Three French telecom companies - including one that Patrick Drahi himself built before leaving to become a buyout billionaire - have agreed to purchase his collapsing empire for €20.4 billion, or roughly $23.5 billion.
That's the headline. The weirder fact is the shape of the buyers.
Bouygues Telecom, Orange, and Free-iliad are carving up SFR, the French mobile operator Drahi acquired in one of the largest leveraged buyouts in European history. Bouygues takes 42% of the purchase price and 52% of the carved-out revenue. Free-iliad gets 31%. Orange gets 27%. Break-up fees are attached, and French regulators still need to bless the whole thing.
The story is not really about telecom competition. It is about what a leveraged buyout looks like 12 years after interest rates stopped being free.
Drahi's play was elegant, at the time. In 2014 he raised roughly €11 billion in bonds and leveraged loans to buy SFR - France's second-largest mobile operator - from Vivendi. He merged it with his cable business Numericable, wrapped it all into a holding company called Altice, and spent the next decade using the cash flows to buy telecom assets across Europe. It was a classic financial-sponsor playbook: load debt onto an operating company, use the operating cash flow to fund more acquisitions, and hope rates stay low long enough that the interest payments don't eat you alive.
They didn't.
Altice France's total debt was around €23.3 billion. In early 2025 Drahi convinced a majority of creditors to write off €8.6 billion of it. In June 2025 the company filed Chapter 15 bankruptcy protection in New York - a procedural move to enforce French restructuring orders on international creditors - to eliminate another €7.5 billion. Drahi survived each round, retaining control, but the underlying machine was no longer financing growth. It was just running on in ever-shorter loops.
Selling SFR is what's left.
The irony of the buyer list deserves its own paragraph. Free-iliad is the group behind Free Mobile, the disruptor that dragged French telecom prices down by roughly half a decade ago. Free's founder is Xavier Niel, not Drahi - though the two operated in the same French telecom ecosystem for years, often at odds. Now Free-iliad is paying Drahi €6.3 billion of his own asking price to take back pieces of the SFR network it once competed against.

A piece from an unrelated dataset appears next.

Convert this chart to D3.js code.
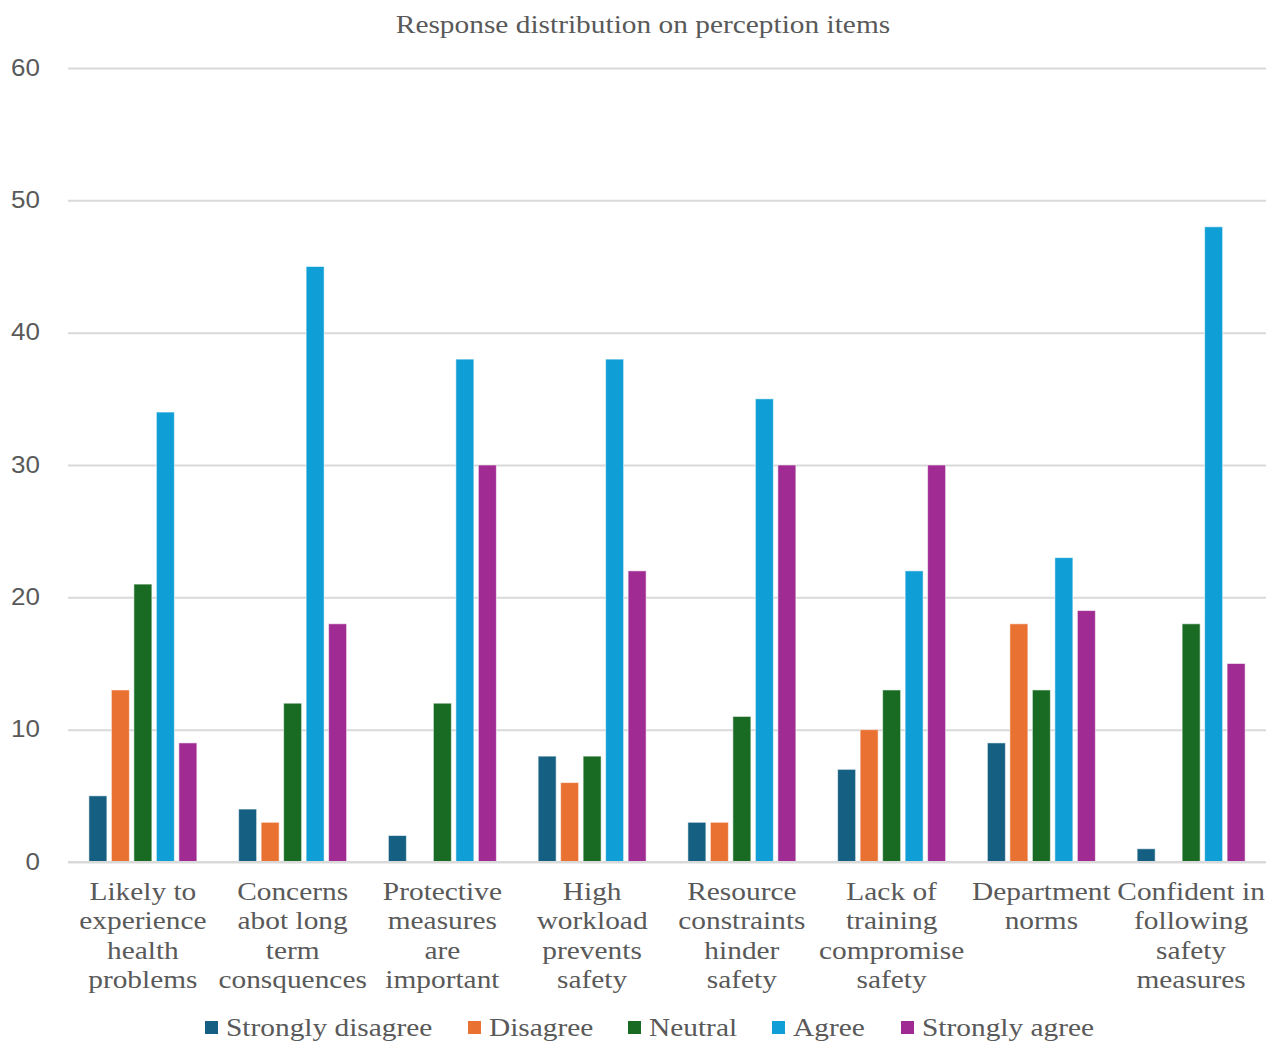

Bouygues Telecom, the largest buyer, is the one that walks away with the biggest asset slice. At 52% of carved-out revenue, it gets the mobile customer base and infrastructure that justifies its lead in the consortium. Orange gets the smallest piece but the one that least threatens its existing franchise - probably B2B and certain fixed-line assets, though the exact carve-up between buyer and asset class hasn't been fully published. That ambiguity is worth noting. In a €20 billion deal, the line between "Bouygues gets the crown jewels" and "everyone gets something they can justify to their board" matters more than the headline EV.
The deal also collapses France's mobile market from four major operators to three. Regulators in Paris and Brussels will need to decide whether that's competitive enough. The previous joint bid of €17 billion from the same three companies was rejected, apparently because it didn't go far enough on divestitures. This version is €3.4 billion bigger and signed as a memorandum of understanding, not a joint bid - which suggests Drahi's negotiating position hardened as his alternatives narrowed.
Here's the simple model. When interest rates are near zero, a €11 billion leveraged buyout of a telecom generates manageable interest expense because the debt is cheap. The cash flows from the telecom pay the interest, and the equity holder keeps the spread. When interest rates move from 0.5% to 4%, the same debt service obligation roughly octuples for variable portions and becomes much harder to refinance for the fixed ones. The company stops being an acquisition platform and starts being a refinancing problem.

Drahi's Altice is the textbook example. It wasn't fraud. It wasn't bad underwriting. It was a structure that worked until the one assumption baked into it - cheap money - stopped being true. The restructuring bought time. The SFR sale is what time ran out looking like.
The structural implication is straightforward: in the French telecom market, the leveraged player exits and the three cash-generative incumbents divide its territory. The question for investors isn't whether SFR gets sold. It's whether the carve-up leaves any buyer with enough scale improvement to justify the premium - or whether this is just three companies paying Drahi's exit fee while hoping regulatory approval doesn't strip away the best parts.
Either way, the buyer that gets the most is probably Bouygues. The buyer that gets the most interesting is whichever one walks away with fixed-line infrastructure at a discount. And the seller who turned a leveraged buyout into a slow-motion liquidation, across a decade of rate hikes and two debt restructurings, is getting a respectable exit price for what's left.
Leverage, as the saying goes, works both ways.